Après la crise postélectorale de 2010, s’ouvre une nouvelle ère d’idylle entre les deux capitales, suite à deux décennies de brouille avec à la manœuvre les présidents Alassane Ouattara, Blaise Compaoré et Guillaume Soro. Tout ira pour le meilleur des mondes quand intervient la chute de Blaise Compaoré fin octobre 2014. La Côte d’Ivoire se fait discrète et précautionneuse sur la situation intérieure de son voisin du nord qui, de son côté, craint qu’Abidjan ne cherche à déstabiliser le régime de transition en place.

Des affaires encore en suspens

La tentative de coup d’Etat d’octobre 2015 du général Diendere viendra confirmer ces craintes. Des écoutes téléphoniques mettent en scène Soro Guillaume et des proches de l’ex-président burkinabè à propos de manœuvre visant à compromettre le processus de transition démocratique alors en cours.

L’affaire fait grand bruit, le Burkina Faso ne décolère pas contre son voisin et lance, contre toute attente, un mandat d’arrêt international contre Soro Guillaume, président du Parlement ivoirien, avant de se rétracter. Un rétropédalage qui a eu le mérite de normaliser à nouveau les relations entre les deux pays, laquelle normalisation est actée par la tenue du 5e TAC, en juillet dernier à Yamoussoukro, la capitale politique ivoirienne.

Mais l’horizon n’est pas pour autant dégagé une bonne fois pour toutes. La justice militaire burkinabè a réceptionné les résultats de l’expertise et devrait dicter la suite judiciaire à donner à cette affaire.
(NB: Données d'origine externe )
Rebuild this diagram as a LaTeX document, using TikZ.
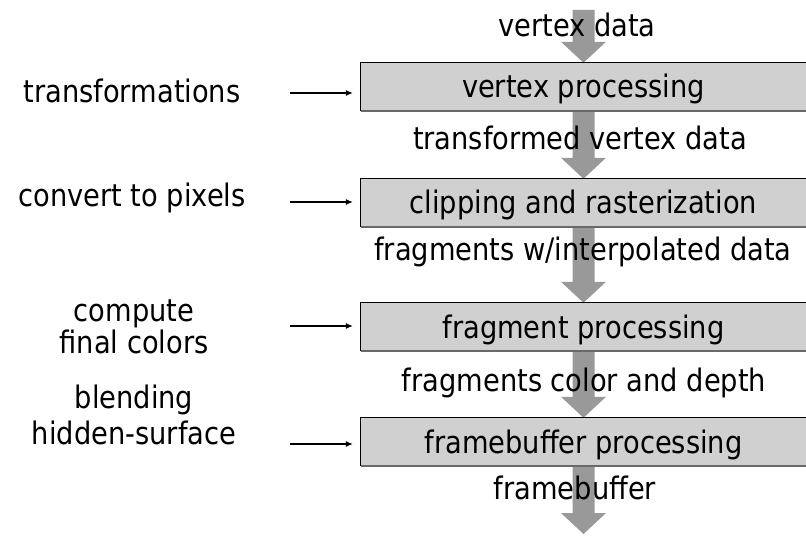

En outre, réfugié en Côte d’Ivoire avec la bienveillance des autorités, Blaise Compaoré pourrait être une autre pomme de discorde dans le cadre des enquêtes menées par la justice burkinabè sur l’assassinat de Thomas Sankara.

Les deux pays doivent donc encore jouer les équilibristes pour tenter de prolonger la période d’accalmie de ces derniers mois.